THE MAIN objections to the project come from the 27 homeowners who live along the gap of sidewalk, Jordan said.

“Most of them are vehemently opposed,” Jordan said. Those objections are based on the potential loss of property value that a sidewalk would incur, and the aesthetic damage that such a project would produce.

Jean Motter lives in Manassas, Virginia but grew up in the neighborhood and visits her parents weekly. Like many other children who have grown up in the neighborhood, Motter said that she walked to Cold Spring Elementary everyday and never had a problem. Motter said that she never felt unsafe walking along the road and that building the sidewalk would be unfair to the neighborhood’s residents.

“When a family moves into Fox Hills West they know what they’re going to get,” Motter said. “Why is it fair for someone to move into [the neighborhood] and decide that they want to change the neighborhood — that they want sidewalks?”

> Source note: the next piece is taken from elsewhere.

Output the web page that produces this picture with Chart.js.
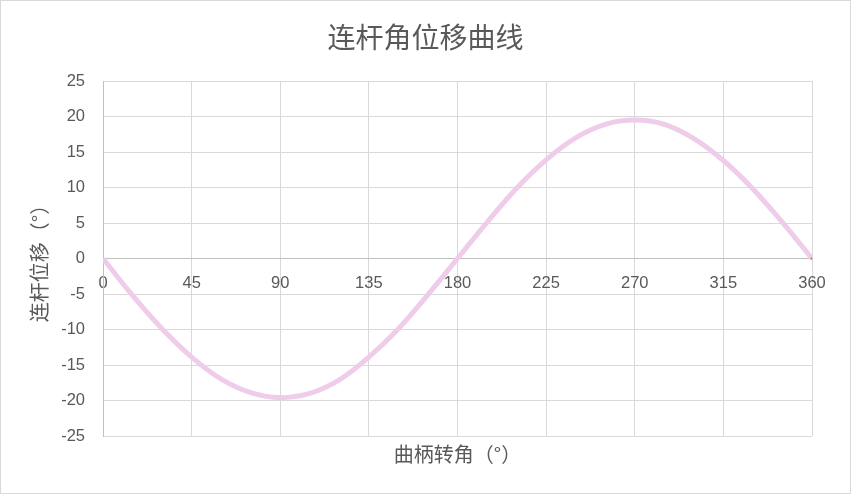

She said that the overall benefit of the project would be minimal, as many of the streets in the neighborhood don’t have sidewalks.

“If you’re putting in one sidewalk on one street, I don’t see how that benefits the neighborhood. If you can’t get to the sidewalk, what’s the point?” Motter said. “If you’re going to put them throughout the neighborhood that’s a different story.”

Most of those who testified on Thursday spoke in favor of the project. The bulk of testimony from those who are opposed to the project will be presented at a second public hearing scheduled for July 19, said Dan Gebhardt, an attorney representing several residents opposed to the project.

“Our group is not unsympathetic to safety concerns … but we are strongly opposed [to the project] for several reasons,” said Gebhardt.

“We went through a similar process in 2004,” Gebhardt said. “Today, just three years later, the proposed project is still not necessary.”